> _Short task_
Starting at the first line of the data below, write out each line exactly until you reach the line containing "const fusionY = [1.000, 1.029, 1.0585, 1.088, 1.117];", and include that line too.

> _Recorded information_
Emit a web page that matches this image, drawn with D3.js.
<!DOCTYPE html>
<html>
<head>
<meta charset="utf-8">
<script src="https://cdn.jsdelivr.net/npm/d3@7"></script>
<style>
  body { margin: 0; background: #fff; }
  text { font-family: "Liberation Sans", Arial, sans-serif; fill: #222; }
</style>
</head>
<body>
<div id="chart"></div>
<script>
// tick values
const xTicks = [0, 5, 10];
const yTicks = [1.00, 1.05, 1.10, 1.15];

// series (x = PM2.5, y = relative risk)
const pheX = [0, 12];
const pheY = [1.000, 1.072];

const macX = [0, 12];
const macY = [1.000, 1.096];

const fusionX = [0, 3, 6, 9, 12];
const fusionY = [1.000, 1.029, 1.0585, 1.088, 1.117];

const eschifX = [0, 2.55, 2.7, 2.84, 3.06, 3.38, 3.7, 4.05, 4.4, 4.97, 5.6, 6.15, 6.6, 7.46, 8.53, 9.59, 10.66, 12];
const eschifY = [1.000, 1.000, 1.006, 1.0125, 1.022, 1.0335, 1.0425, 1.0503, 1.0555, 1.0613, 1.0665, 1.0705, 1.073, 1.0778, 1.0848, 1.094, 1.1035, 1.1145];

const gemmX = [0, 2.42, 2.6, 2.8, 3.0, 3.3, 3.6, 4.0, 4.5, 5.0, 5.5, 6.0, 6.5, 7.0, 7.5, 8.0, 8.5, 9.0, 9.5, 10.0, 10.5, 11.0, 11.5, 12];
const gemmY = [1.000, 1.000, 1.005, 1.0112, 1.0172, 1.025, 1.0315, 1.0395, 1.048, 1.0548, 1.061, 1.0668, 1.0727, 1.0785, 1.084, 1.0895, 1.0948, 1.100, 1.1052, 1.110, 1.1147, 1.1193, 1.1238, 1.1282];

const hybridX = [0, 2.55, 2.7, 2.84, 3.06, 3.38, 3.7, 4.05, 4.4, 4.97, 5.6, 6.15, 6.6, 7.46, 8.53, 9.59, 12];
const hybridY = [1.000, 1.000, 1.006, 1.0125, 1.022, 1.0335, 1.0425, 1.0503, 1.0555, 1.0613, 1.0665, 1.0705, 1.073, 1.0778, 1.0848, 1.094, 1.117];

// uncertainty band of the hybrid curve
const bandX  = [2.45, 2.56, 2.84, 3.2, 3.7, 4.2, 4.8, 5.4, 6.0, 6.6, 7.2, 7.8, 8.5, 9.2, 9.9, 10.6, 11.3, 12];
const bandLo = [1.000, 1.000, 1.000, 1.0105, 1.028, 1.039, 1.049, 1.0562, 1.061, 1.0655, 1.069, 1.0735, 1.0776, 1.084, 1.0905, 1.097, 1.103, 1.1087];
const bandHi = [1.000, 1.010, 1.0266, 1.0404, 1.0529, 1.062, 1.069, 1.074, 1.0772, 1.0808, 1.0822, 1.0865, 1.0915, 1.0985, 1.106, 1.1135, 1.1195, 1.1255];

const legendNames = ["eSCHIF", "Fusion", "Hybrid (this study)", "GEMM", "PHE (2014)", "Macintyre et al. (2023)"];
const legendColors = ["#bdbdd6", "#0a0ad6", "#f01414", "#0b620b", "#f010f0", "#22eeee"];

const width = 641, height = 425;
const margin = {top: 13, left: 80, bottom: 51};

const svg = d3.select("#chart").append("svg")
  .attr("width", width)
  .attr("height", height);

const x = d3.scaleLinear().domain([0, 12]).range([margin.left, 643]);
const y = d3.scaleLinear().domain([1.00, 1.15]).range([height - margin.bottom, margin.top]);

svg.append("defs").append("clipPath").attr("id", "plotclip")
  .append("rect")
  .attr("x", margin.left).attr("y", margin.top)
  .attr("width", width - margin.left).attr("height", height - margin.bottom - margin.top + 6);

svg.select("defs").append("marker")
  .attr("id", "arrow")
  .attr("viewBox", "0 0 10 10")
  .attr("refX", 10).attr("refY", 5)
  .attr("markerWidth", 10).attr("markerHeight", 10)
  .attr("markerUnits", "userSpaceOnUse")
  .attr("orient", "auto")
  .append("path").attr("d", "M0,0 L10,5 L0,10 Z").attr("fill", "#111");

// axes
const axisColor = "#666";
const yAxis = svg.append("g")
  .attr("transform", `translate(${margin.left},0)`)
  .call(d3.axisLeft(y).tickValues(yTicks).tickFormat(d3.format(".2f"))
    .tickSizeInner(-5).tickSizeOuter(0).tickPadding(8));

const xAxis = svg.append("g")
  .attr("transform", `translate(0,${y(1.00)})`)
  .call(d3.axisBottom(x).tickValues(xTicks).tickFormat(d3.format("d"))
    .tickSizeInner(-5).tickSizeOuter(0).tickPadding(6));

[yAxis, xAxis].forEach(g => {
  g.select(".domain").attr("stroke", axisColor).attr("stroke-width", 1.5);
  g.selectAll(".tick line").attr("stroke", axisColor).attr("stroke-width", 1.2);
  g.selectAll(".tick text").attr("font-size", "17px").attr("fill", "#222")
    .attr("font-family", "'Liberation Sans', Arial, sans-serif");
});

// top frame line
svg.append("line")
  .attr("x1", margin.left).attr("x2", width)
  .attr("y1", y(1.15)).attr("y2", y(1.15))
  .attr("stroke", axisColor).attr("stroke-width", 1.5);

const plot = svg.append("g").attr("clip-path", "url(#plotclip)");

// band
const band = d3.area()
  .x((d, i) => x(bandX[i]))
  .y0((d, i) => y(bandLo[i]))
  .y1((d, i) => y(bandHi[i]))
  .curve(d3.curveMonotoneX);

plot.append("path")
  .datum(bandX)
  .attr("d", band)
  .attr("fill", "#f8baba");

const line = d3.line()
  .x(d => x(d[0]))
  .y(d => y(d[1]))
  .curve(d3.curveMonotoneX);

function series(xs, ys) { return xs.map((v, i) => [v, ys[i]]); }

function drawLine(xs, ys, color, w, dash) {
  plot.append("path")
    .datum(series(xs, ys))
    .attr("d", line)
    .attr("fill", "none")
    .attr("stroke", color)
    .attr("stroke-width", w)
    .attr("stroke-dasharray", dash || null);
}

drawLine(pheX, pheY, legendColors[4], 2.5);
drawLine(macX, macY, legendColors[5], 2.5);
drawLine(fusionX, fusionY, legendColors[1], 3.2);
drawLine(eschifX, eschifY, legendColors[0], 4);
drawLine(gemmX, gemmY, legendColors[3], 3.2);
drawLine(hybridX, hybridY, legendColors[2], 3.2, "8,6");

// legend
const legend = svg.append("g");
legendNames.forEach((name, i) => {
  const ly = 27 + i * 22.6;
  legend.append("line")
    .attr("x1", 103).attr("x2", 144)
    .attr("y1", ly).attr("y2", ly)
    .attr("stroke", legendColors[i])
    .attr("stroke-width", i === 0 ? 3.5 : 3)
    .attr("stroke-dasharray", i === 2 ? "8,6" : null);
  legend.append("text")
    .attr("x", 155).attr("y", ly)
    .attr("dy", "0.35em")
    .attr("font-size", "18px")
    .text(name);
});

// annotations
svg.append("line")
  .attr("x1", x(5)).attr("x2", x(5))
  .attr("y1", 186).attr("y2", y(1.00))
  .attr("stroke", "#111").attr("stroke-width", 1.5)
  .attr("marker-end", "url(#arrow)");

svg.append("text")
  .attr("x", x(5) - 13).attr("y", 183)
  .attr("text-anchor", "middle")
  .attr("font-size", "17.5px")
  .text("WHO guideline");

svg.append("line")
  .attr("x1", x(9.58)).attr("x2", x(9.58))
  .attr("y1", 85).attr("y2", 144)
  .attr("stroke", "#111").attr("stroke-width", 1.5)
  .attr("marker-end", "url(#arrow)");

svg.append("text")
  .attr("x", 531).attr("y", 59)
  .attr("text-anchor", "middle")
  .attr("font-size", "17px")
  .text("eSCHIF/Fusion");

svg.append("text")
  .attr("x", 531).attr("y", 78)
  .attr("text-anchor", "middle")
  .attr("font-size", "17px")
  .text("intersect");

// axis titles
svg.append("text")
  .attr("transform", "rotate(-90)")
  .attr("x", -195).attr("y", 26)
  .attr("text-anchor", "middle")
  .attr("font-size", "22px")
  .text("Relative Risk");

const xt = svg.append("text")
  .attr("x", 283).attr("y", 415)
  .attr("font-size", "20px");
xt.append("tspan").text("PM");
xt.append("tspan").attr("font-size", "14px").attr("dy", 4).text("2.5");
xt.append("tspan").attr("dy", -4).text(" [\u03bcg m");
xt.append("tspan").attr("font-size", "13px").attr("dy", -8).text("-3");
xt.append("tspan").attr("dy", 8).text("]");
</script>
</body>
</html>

> _Worked answer_
Emit a web page that matches this image, drawn with D3.js.
<!DOCTYPE html>
<html>
<head>
<meta charset="utf-8">
<script src="https://cdn.jsdelivr.net/npm/d3@7"></script>
<style>
  body { margin: 0; background: #fff; }
  text { font-family: "Liberation Sans", Arial, sans-serif; fill: #222; }
</style>
</head>
<body>
<div id="chart"></div>
<script>
// tick values
const xTicks = [0, 5, 10];
const yTicks = [1.00, 1.05, 1.10, 1.15];

// series (x = PM2.5, y = relative risk)
const pheX = [0, 12];
const pheY = [1.000, 1.072];

const macX = [0, 12];
const macY = [1.000, 1.096];

const fusionX = [0, 3, 6, 9, 12];
const fusionY = [1.000, 1.029, 1.0585, 1.088, 1.117];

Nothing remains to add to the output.